Each of these queries have their base data stored in an Azure Blob w/ Standard Performance Read-Access Geo-Redundant Storage. We didn’t use Azure Data Lake Storage because as of the time of writing this very little interacts with this type of storage and we hope to utilize Polybase and SQL 2016 to tie all this together (spoiler alert for later!).
We started with the following queries:
Give me a count of voters by political party for each state off of a national EXTRACT using wildcard to iterate blob CSVs.
Give me a count of voters by political party for one state (CA) off of a single csv EXTRACT in blob.
Query the national EXTRACT to get a count of political parties in CA Congressional District 24 using wildcard to iterate blob CSVs.
Query the single state EXTRACT to get a count of political parties in CA Congressional District 24.
We then ran essentially the same queries with the modeling data joined:
Give me a count of likely gun owners by political party for each state off of a national EXTRACT using wildcard to iterate blob CSVs.
Give me a count oflikely gun owners by political party for one state (CA) off of a single csv EXTRACT in blob.

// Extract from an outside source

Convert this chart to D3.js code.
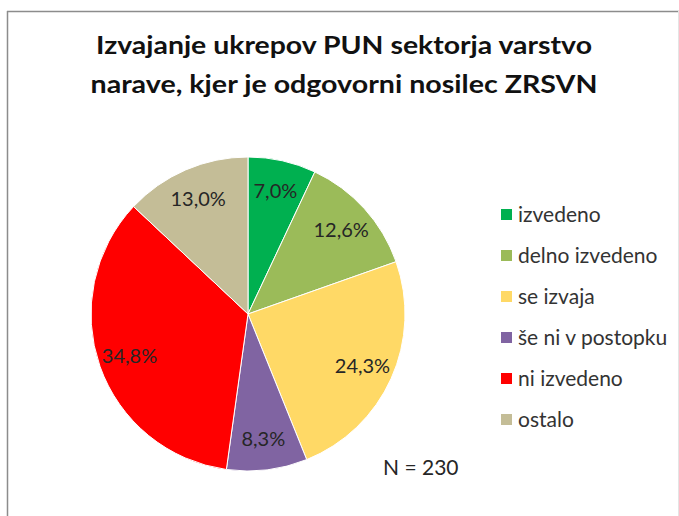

Query the national EXTRACT to get a count of likely gun owners by political parties in CA Congressional District 24 using wildcard to iterate blob CSVs.
Query the single state EXTRACT to get a count of likely gun owners by political parties in CA Congressional District 24.
Time to go to work…
[Go grab a glass of wine or something… we did]

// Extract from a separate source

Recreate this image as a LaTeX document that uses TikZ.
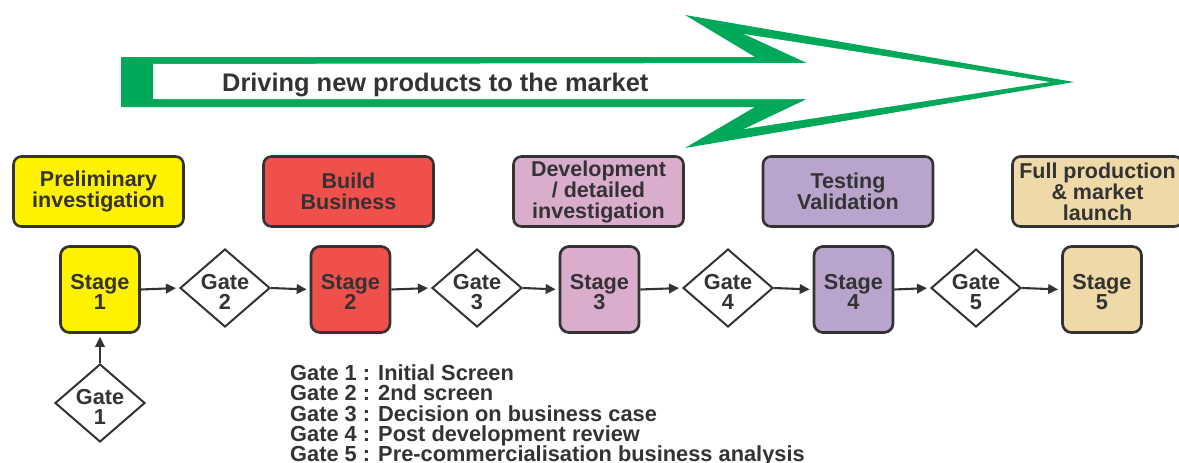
\documentclass[tikz,border=0pt]{standalone}
\usepackage{fontspec}
\setmainfont{Liberation Sans}
\usetikzlibrary{shapes.geometric,arrows.meta}
\definecolor{ink}{RGB}{51,51,51}
\definecolor{arrowgreen}{RGB}{0,168,89}
\definecolor{stageyellow}{RGB}{255,242,0}
\definecolor{stagered}{RGB}{239,80,76}
\definecolor{stagepink}{RGB}{219,173,205}
\definecolor{stagepurple}{RGB}{185,164,206}
\definecolor{stagetan}{RGB}{239,217,168}

\begin{document}
\begin{tikzpicture}[x=1pt,y=-1pt,
  every node/.style={text=ink},
  phasebox/.style={draw=ink, line width=2.6pt, rounded corners=8pt,
    minimum width=170pt, minimum height=70pt, align=center, inner sep=0pt,
    font=\bfseries\fontsize{21.5}{21}\selectfont},
  stagebox/.style={draw=ink, line width=2.7pt, rounded corners=9pt,
    minimum width=79pt, minimum height=86pt, inner sep=0pt},
  gate/.style={draw=ink, line width=2pt, diamond, minimum width=90pt,
    minimum height=78pt, inner sep=0pt, fill=white},
  boxlabel/.style={align=center, inner sep=0pt,
    font=\bfseries\fontsize{21.7}{20}\selectfont},
  flow/.style={draw=ink, line width=2.1pt,
    -{Triangle[length=10pt,width=9.5pt]}, shorten >=3pt},
  legend/.style={anchor=base west, inner sep=0pt,
    font=\bfseries\fontsize{21.8}{20.5}\selectfont}
]
\useasboundingbox (0,0) rectangle (1179,463);

% big outlined arrow
\fill[arrowgreen] (121,57) -- (755,57) -- (685,15) -- (1074,82)
  -- (685,148) -- (755,107) -- (121,107) -- cycle;
\fill[white] (153,64) -- (807,63) -- (744,34) -- (1050,82)
  -- (744,129) -- (807,99) -- (153,99) -- cycle;
\node[anchor=base west, inner sep=0pt,
  font=\bfseries\fontsize{25.4}{30}\selectfont] (title) at (222,91)
  {Driving new products to the market};

% phase descriptions
\node[phasebox, fill=stageyellow] (p1) at (98.5,191.5) {Preliminary\\investigation};
\node[phasebox, fill=stagered]    (p2) at (348.5,191.5) {Build\\Business};
\node[phasebox, fill=stagepink]   (p3) at (598.5,191.5) {Development\\/ detailed\\investigation};
\node[phasebox, fill=stagepurple] (p4) at (848,191.5) {Testing\\Validation};
\node[phasebox, fill=stagetan]    (p5) at (1097.5,191.5) {Full production\\\& market\\launch};

% stages
\node[stagebox, fill=stageyellow] (s1) at (100,289.5) {};
\node[stagebox, fill=stagered]    (s2) at (350.5,289.5) {};
\node[stagebox, fill=stagepink]   (s3) at (599.5,289.5) {};
\node[stagebox, fill=stagepurple] (s4) at (853.5,289.5) {};
\node[stagebox, fill=stagetan]    (s5) at (1102,289.5) {};
\foreach \n in {1,...,5}
  \node[boxlabel] (s\n t) at ([yshift=-2.7pt]s\n.center) {Stage\\\n};

% gates
\node[gate] (g1) at (100,403) {};
\node[gate] (g2) at (225,288) {};
\node[gate] (g3) at (477,288) {};
\node[gate] (g4) at (728,288) {};
\node[gate] (g5) at (976,288) {};
\foreach \n in {1,...,5}
  \node[boxlabel] (g\n t) at ([yshift=-4.2pt]g\n.center) {Gate\\\n};

% flow
\draw[flow] (g1.north) -- (s1.south);
\draw[flow] (s1.east) -- (g2.west);
\draw[flow] (g2.east) -- (s2.west);
\draw[flow] (s2.east) -- (g3.west);
\draw[flow] (g3.east) -- (s3.west);
\draw[flow] (s3.east) -- (g4.west);
\draw[flow] (g4.east) -- (s4.west);
\draw[flow] (s4.east) -- (g5.west);
\draw[flow] (g5.east) -- (s5.west);

% gate legend
\node[legend] (l1) at (290,380) {Gate 1 : Initial Screen};
\node[legend] (l2) at (290,400.5) {Gate 2 : 2nd screen};
\node[legend] (l3) at (290,421) {Gate 3 : Decision on business case};
\node[legend] (l4) at (290,441.5) {Gate 4 : Post development review};
\node[legend] (l5) at (290,461.5) {Gate 5 : Pre-commercialisation business analysis};
\end{tikzpicture}
\end{document}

So, we really did work. And… ADLAUs do matter… to an extent.
First and foremost:
Don’t use 1 ADLAU. Just don’t. After staring at Visual Studio almost catch fire we abandoned that. So, we quickly just started our benchmarking at 5.
Second, here’s our work:
Extract From CSV w/ No Join Statement
Extract From CSV w/ Join Statement
So, there’s definitely a law of diminishing returns when it comes to the cost and time trade-off. In the first set of queries, going from 5 to 10 ADLAUs decreases the time it takes to execute the query by at least half in each instance without adding to the cost of the query. And, we see that same benefit when we jump from 10 to 20 ADLAUs. However, jumping from 20 to 50 doesn’t show tremendous time savings (except for the third query) and we begin to see significant spikes in query cost. (Note: we’re basing the cost here on the “off-the-shelf” 3 cents per analytical hour as displayed on their website… go ahead and negotiate a better rate and redo the math above yourself if you need.) In fact there was ZERO difference essentially between 20 and 50 ADLAUs in queries 2 and 4 which is largely in part due to vertex allocation. Queries 1 and 3 had over 50 vertices for the query so it utilized all 50 in the final runs, whereas queries 2 and 4 only had 19 vertices so was not able to utilize any more resources once we passed that ADLAU count. Presumably as we kept adding more we’d never see an improvement in either query as we had reached the maximum vertex limit in both.
Once we applied the join: HOLY THROTTLING LIMIT
Well, that was unexpected. We have two paths each evaluating 51 streams which aligns well with how the data is distributed in the blob storage. There are 167 vertices on the left and 268 on the right, so my hopes are high that additional ADLAUs will help… BUT EVERYTHING FUNNELS DOWN TO A SINGLE VERTEX ON THE FINAL NODE.
In fact, for queries 1 and 3 the SV156_Combine step takes 20+ minutes regardless of how many ADLAUs you throw at it. So additional ADLAU allocation can speed up the time TO GET TO this node, but cannot speed up the time TO GET THROUGH this node. Ouch.
That throttling really kills any cost benefit we receive as we add more ADLAU units.
But I guess there is a silver lining: Query 1 w/ the Join took about 42 minutes to run in the Data Lake. Using the same tables in the same structure with the same syntax in SQL Server 2016 took 63 minutes. We got that down to 26.4 minutes for the low-low price of 66 cents. The SQL Server runs for about $4.16 for an hour (which was the length of this query) and I still have to pay for it while I’m over here typing this post and it’s presumably just sitting there idle… and I can’t say the same about Data Lake.
I think we’re onto something here… time to get this data loaded into tables instead of extracts and see how that performs.